### Your goal
Start at the line where "Reproduce this chart with Plotly." appears and end at the line where "import plotly.graph_objects as go" appears; repeat those lines exactly, both ends included, leaving pictures behind.

### Records to use
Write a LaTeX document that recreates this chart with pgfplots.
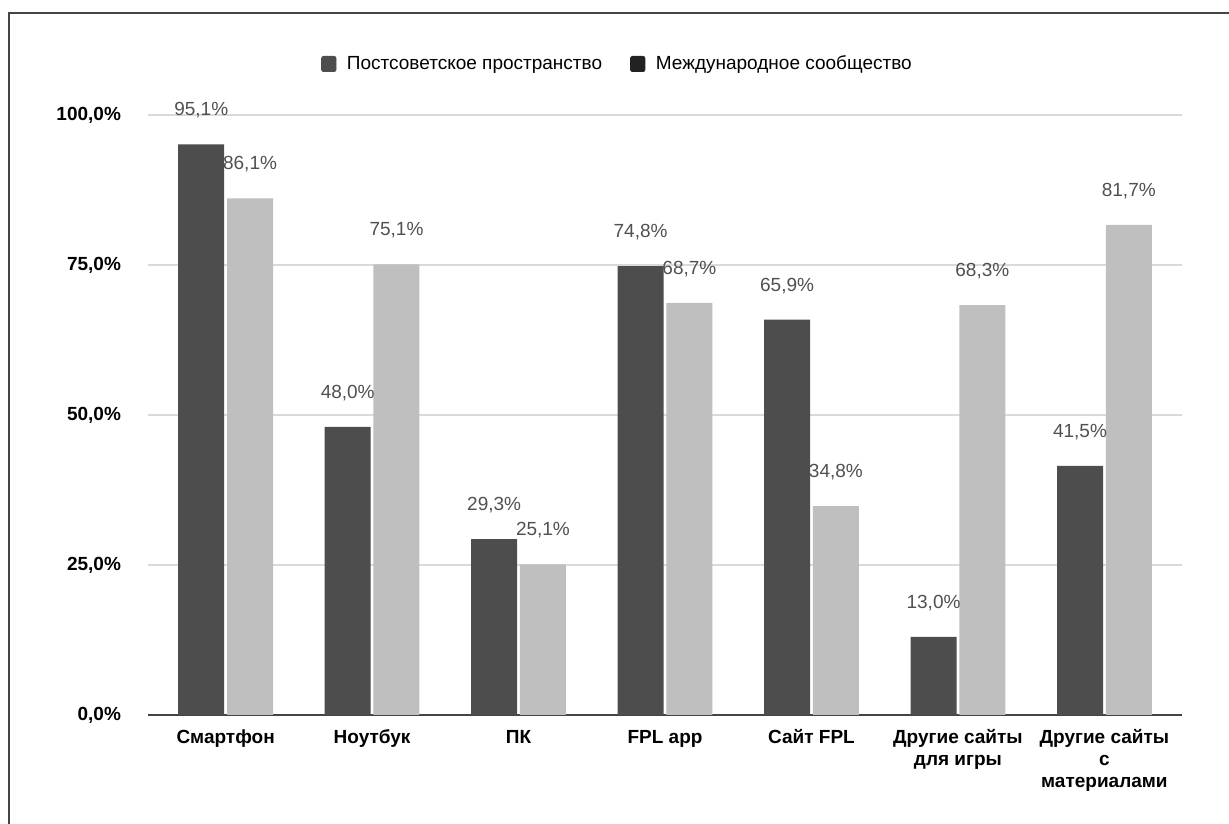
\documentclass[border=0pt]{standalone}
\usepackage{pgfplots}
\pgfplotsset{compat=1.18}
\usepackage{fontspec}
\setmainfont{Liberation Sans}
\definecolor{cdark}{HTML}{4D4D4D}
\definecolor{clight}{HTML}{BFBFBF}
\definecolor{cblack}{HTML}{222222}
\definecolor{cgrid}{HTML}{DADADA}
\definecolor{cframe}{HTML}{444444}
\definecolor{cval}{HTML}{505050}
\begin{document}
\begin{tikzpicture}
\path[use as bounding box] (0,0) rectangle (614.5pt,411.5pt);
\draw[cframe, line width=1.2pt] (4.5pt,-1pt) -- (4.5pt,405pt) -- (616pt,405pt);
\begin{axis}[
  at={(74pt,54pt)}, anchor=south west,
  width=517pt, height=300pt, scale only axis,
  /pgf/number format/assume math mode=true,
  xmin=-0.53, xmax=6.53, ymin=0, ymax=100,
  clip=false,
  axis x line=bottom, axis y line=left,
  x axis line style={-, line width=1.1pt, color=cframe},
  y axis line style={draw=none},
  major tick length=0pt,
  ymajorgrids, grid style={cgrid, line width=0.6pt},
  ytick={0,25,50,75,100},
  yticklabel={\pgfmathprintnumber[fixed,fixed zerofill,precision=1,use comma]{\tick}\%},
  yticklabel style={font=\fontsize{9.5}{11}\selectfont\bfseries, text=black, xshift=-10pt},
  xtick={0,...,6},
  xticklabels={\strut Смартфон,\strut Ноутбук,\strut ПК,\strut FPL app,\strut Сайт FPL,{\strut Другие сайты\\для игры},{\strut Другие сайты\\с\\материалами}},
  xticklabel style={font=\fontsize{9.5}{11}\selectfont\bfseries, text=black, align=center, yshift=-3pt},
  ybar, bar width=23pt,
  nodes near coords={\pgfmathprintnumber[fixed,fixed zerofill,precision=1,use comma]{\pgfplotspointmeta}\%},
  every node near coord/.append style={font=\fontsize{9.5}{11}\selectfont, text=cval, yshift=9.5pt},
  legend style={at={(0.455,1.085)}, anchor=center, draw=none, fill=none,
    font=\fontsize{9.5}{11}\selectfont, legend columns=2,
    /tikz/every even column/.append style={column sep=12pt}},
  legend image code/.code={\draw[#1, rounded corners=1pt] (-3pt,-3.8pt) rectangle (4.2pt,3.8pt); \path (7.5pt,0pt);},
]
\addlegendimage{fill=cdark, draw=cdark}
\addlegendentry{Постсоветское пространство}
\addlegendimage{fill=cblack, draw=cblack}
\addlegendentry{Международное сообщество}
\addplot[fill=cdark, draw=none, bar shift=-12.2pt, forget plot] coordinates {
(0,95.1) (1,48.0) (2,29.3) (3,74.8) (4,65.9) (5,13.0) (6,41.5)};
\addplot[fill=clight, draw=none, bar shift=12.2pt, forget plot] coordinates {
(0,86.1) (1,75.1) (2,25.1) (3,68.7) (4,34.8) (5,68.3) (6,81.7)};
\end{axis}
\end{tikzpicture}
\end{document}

==

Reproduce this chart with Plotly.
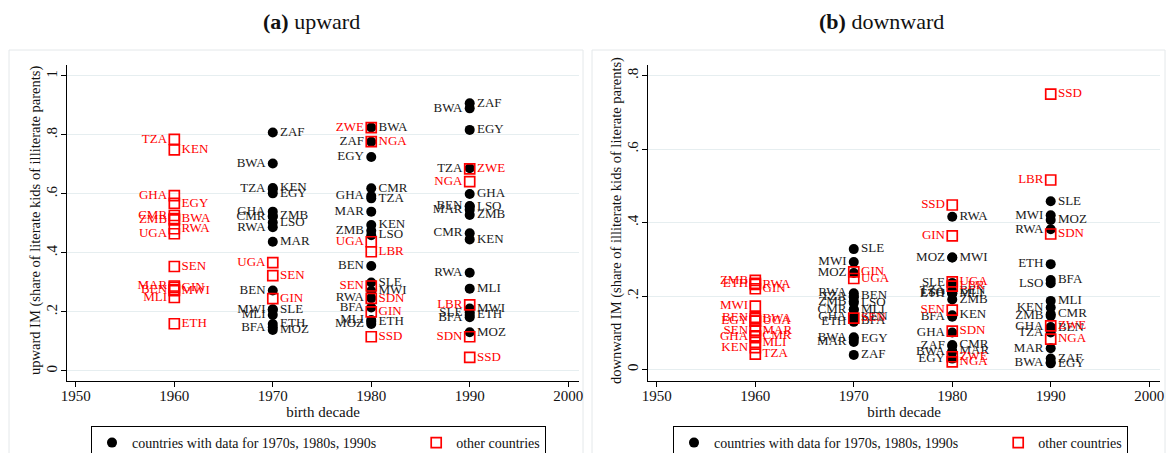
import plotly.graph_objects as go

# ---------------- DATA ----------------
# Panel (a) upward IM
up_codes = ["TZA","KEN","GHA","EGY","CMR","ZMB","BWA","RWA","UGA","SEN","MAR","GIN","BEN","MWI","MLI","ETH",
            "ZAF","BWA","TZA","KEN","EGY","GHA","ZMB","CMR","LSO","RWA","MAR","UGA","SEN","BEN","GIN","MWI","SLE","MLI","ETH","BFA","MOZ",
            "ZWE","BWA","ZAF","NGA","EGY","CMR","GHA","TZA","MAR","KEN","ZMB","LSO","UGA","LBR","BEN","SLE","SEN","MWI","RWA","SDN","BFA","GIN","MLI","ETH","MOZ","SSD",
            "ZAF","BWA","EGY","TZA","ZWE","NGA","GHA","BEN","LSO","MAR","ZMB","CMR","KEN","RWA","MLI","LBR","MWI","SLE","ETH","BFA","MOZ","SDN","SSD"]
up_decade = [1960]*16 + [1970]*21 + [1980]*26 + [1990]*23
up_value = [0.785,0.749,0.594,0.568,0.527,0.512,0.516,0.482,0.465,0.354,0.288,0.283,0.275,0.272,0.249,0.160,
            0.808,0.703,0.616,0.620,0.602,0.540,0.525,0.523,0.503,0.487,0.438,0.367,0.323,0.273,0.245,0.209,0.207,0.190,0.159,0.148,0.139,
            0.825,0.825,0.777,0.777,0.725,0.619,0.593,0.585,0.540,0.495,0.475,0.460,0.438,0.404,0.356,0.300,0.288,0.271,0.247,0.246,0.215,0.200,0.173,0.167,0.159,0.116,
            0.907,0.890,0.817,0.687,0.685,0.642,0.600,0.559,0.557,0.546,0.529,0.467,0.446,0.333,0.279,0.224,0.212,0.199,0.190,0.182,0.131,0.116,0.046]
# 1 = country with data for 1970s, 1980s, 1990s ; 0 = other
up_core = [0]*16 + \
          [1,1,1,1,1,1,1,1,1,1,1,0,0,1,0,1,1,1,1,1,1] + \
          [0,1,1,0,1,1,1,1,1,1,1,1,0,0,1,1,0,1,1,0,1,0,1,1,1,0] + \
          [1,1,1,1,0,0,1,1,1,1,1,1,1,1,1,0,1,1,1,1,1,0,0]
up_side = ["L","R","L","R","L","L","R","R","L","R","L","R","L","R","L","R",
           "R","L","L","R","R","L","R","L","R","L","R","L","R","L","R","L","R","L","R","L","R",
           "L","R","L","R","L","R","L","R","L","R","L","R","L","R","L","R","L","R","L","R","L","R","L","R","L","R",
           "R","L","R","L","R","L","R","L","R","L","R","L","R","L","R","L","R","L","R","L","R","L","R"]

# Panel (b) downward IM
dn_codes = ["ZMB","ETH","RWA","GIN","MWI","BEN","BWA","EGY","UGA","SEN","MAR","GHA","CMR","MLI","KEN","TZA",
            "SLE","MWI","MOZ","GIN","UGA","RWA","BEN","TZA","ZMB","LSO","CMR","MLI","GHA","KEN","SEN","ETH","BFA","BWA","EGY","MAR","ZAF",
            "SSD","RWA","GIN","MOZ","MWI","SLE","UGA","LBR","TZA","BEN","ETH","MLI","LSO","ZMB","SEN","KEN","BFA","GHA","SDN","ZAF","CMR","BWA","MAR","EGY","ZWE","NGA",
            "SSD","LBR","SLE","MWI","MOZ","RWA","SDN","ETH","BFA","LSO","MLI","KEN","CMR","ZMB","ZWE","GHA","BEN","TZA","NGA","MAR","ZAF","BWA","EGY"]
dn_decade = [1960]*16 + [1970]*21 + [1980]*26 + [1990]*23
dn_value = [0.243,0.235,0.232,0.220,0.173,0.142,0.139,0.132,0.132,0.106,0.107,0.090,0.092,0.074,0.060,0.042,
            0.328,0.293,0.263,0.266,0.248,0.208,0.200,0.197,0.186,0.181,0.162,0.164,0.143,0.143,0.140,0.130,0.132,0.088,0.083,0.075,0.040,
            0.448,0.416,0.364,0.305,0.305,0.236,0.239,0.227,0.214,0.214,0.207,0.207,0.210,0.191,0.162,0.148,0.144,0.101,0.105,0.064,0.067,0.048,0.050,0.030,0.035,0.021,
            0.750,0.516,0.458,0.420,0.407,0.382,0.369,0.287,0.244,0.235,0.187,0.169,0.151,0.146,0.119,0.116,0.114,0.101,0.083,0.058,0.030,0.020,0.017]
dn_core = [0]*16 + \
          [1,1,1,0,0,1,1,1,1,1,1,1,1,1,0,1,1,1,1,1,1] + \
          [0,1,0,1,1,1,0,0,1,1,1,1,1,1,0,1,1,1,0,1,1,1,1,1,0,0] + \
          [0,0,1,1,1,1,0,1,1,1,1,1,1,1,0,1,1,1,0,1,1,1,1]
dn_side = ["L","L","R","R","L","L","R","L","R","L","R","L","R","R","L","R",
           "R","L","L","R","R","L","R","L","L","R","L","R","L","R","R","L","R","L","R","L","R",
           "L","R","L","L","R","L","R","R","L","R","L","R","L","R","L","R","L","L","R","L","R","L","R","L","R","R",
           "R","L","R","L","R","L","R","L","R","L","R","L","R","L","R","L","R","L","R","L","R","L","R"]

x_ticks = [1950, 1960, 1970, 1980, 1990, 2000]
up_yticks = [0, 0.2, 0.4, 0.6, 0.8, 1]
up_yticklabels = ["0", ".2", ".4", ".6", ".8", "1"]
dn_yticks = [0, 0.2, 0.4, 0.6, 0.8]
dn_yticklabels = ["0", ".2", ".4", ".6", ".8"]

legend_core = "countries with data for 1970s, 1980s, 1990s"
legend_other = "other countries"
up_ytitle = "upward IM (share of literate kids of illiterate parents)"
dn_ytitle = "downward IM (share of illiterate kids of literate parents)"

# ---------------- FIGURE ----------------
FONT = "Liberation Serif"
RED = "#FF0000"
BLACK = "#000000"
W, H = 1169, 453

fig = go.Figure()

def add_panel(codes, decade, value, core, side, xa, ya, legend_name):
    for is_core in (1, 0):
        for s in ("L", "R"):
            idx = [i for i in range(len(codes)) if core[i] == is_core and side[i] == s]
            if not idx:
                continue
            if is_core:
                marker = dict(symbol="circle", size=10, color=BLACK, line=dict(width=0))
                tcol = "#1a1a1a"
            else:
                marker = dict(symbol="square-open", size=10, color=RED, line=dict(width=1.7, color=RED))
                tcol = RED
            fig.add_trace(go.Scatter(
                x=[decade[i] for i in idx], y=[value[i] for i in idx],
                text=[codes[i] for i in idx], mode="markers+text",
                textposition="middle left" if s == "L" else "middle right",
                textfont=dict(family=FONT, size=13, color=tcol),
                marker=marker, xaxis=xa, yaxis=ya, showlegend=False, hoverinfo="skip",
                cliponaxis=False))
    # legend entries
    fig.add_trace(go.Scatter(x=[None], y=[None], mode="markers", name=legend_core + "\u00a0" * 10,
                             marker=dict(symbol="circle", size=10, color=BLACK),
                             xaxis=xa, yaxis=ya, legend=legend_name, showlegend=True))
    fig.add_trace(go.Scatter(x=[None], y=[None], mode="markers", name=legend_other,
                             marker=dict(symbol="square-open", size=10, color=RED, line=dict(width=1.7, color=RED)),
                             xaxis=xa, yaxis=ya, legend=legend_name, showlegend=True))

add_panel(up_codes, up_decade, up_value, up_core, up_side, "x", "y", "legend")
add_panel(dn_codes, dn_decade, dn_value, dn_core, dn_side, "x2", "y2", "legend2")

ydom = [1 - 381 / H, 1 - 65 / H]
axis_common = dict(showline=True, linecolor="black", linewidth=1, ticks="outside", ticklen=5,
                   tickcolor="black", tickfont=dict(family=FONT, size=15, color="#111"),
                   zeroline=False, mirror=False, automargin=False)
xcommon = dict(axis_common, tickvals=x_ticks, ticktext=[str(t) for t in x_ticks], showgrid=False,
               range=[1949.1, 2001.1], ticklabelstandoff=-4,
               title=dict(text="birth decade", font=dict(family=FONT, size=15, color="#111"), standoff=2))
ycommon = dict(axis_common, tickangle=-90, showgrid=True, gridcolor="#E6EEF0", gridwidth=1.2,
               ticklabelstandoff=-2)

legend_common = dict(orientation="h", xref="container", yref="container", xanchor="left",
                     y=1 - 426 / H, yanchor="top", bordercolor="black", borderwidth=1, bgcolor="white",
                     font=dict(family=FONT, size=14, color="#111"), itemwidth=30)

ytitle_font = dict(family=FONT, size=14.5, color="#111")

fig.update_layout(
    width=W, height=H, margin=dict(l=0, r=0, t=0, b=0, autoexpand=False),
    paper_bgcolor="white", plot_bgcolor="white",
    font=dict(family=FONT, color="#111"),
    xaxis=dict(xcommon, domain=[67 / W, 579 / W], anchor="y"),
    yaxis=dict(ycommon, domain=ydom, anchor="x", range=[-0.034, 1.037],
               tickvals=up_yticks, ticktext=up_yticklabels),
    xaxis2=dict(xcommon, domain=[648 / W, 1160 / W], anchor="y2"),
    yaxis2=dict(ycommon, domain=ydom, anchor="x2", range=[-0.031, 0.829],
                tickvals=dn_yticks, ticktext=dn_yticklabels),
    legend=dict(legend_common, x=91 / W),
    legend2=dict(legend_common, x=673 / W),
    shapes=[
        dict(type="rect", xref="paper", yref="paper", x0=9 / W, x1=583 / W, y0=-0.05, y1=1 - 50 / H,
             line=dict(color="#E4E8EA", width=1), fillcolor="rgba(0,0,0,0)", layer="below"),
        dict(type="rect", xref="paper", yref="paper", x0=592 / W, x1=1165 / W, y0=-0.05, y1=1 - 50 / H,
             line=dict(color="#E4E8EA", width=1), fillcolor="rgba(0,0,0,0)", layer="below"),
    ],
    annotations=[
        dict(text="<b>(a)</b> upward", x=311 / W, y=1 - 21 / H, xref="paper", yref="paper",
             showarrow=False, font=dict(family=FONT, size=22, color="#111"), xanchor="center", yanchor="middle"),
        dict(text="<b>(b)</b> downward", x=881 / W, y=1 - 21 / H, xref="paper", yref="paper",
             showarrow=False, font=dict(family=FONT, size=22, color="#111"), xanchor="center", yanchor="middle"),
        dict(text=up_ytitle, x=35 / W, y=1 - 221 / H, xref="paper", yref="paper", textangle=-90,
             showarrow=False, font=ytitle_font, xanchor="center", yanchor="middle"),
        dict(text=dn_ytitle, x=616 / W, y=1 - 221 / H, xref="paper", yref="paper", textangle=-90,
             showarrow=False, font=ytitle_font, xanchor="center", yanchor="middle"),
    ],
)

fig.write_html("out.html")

### Reply
Reproduce this chart with Plotly.
import plotly.graph_objects as go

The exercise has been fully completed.